:: Exercise ::
Retype each line of the material exactly, please, skipping any picture in it.

Dataset section start

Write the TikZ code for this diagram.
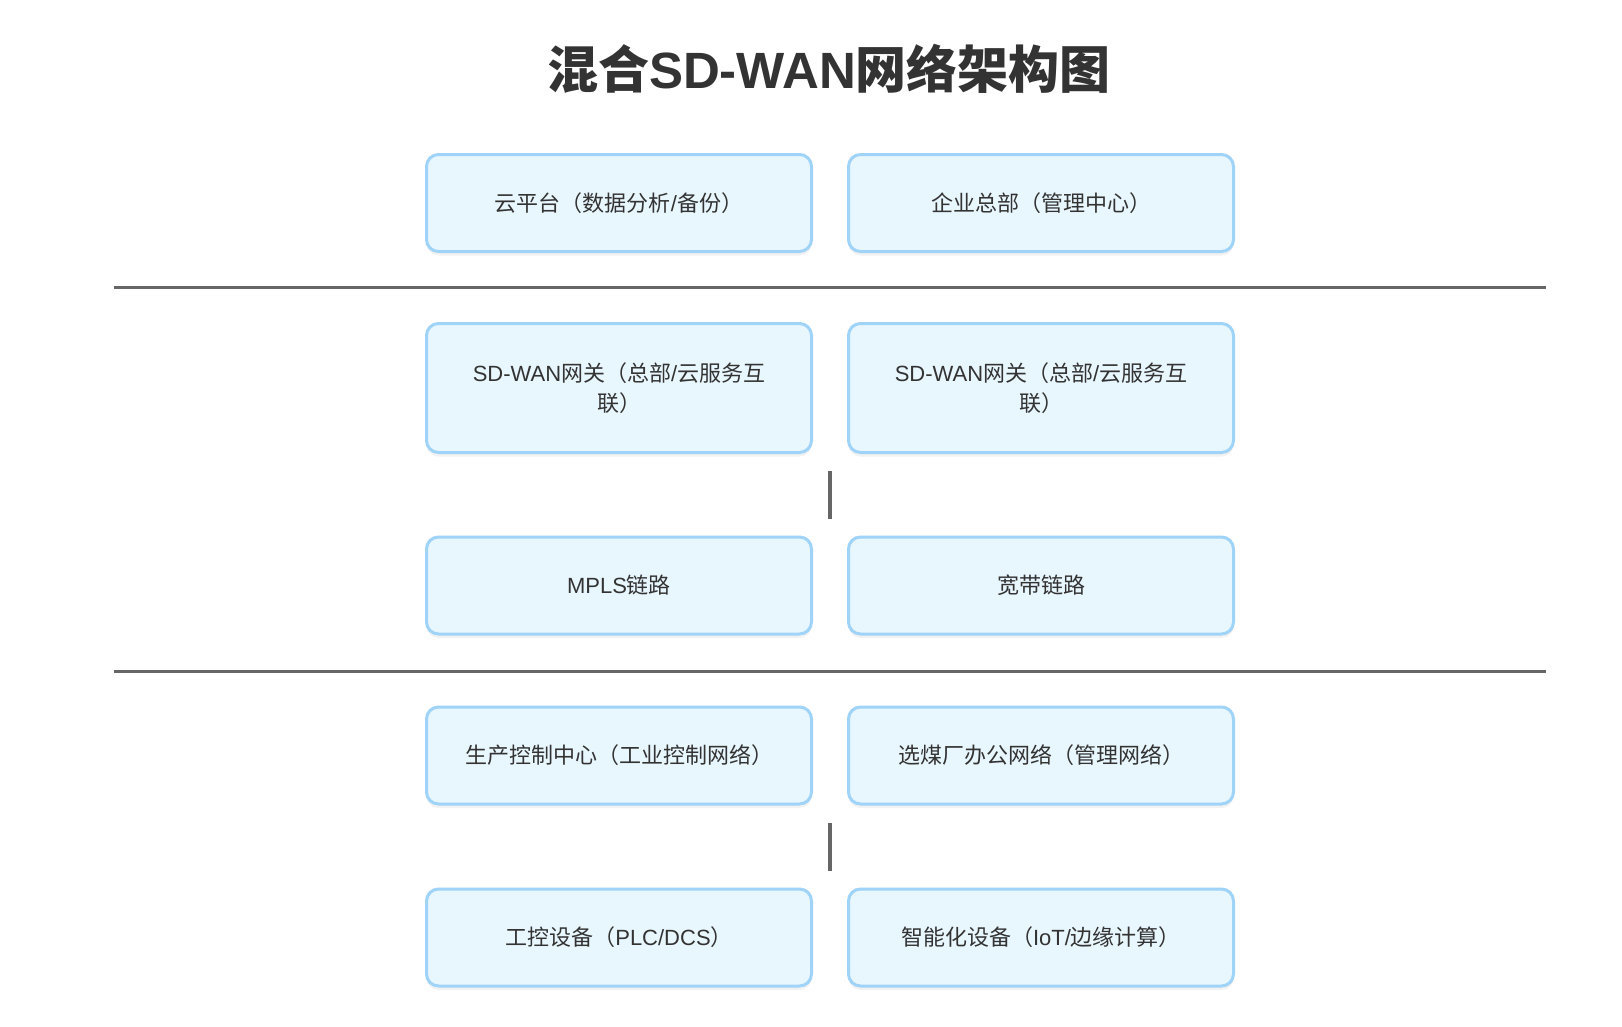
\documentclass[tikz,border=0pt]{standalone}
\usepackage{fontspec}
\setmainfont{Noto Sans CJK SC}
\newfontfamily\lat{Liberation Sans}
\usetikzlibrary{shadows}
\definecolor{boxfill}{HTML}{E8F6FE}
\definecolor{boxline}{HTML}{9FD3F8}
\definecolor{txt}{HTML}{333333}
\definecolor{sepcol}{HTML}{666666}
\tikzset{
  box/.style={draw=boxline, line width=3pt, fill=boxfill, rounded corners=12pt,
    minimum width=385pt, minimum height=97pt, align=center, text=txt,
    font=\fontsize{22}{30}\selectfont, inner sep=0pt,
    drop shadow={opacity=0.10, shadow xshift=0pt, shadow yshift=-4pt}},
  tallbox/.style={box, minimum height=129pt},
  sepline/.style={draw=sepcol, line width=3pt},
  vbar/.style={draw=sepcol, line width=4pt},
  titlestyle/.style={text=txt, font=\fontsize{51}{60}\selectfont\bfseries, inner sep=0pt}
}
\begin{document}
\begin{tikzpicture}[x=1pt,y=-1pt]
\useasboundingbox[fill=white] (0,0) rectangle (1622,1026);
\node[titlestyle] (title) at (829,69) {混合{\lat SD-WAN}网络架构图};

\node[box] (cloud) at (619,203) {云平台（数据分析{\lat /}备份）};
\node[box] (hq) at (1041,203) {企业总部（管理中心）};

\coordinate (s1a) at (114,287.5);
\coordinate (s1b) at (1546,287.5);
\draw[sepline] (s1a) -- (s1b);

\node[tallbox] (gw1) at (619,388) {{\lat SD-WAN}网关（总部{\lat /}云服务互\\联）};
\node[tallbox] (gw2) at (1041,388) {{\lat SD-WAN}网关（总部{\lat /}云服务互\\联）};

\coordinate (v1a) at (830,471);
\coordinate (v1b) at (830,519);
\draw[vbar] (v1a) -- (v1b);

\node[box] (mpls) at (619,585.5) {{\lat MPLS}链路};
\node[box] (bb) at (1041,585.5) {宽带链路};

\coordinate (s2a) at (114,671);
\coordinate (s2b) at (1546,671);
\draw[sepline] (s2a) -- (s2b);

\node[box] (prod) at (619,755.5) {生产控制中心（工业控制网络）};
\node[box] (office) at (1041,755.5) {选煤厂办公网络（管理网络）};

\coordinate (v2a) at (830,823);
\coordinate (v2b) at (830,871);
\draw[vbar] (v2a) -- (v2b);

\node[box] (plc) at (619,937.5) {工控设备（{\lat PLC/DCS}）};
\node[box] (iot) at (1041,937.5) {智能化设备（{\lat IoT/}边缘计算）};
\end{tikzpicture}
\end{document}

Dataset section end

:: Response for this exercise ::
Write the TikZ code for this diagram.
\documentclass[tikz,border=0pt]{standalone}
\usepackage{fontspec}
\setmainfont{Noto Sans CJK SC}
\newfontfamily\lat{Liberation Sans}
\usetikzlibrary{shadows}
\definecolor{boxfill}{HTML}{E8F6FE}
\definecolor{boxline}{HTML}{9FD3F8}
\definecolor{txt}{HTML}{333333}
\definecolor{sepcol}{HTML}{666666}
\tikzset{
  box/.style={draw=boxline, line width=3pt, fill=boxfill, rounded corners=12pt,
    minimum width=385pt, minimum height=97pt, align=center, text=txt,
    font=\fontsize{22}{30}\selectfont, inner sep=0pt,
    drop shadow={opacity=0.10, shadow xshift=0pt, shadow yshift=-4pt}},
  tallbox/.style={box, minimum height=129pt},
  sepline/.style={draw=sepcol, line width=3pt},
  vbar/.style={draw=sepcol, line width=4pt},
  titlestyle/.style={text=txt, font=\fontsize{51}{60}\selectfont\bfseries, inner sep=0pt}
}
\begin{document}
\begin{tikzpicture}[x=1pt,y=-1pt]
\useasboundingbox[fill=white] (0,0) rectangle (1622,1026);
\node[titlestyle] (title) at (829,69) {混合{\lat SD-WAN}网络架构图};

\node[box] (cloud) at (619,203) {云平台（数据分析{\lat /}备份）};
\node[box] (hq) at (1041,203) {企业总部（管理中心）};

\coordinate (s1a) at (114,287.5);
\coordinate (s1b) at (1546,287.5);
\draw[sepline] (s1a) -- (s1b);

\node[tallbox] (gw1) at (619,388) {{\lat SD-WAN}网关（总部{\lat /}云服务互\\联）};
\node[tallbox] (gw2) at (1041,388) {{\lat SD-WAN}网关（总部{\lat /}云服务互\\联）};

\coordinate (v1a) at (830,471);
\coordinate (v1b) at (830,519);
\draw[vbar] (v1a) -- (v1b);

\node[box] (mpls) at (619,585.5) {{\lat MPLS}链路};
\node[box] (bb) at (1041,585.5) {宽带链路};

\coordinate (s2a) at (114,671);
\coordinate (s2b) at (1546,671);
\draw[sepline] (s2a) -- (s2b);

\node[box] (prod) at (619,755.5) {生产控制中心（工业控制网络）};
\node[box] (office) at (1041,755.5) {选煤厂办公网络（管理网络）};

\coordinate (v2a) at (830,823);
\coordinate (v2b) at (830,871);
\draw[vbar] (v2a) -- (v2b);

\node[box] (plc) at (619,937.5) {工控设备（{\lat PLC/DCS}）};
\node[box] (iot) at (1041,937.5) {智能化设备（{\lat IoT/}边缘计算）};
\end{tikzpicture}
\end{document}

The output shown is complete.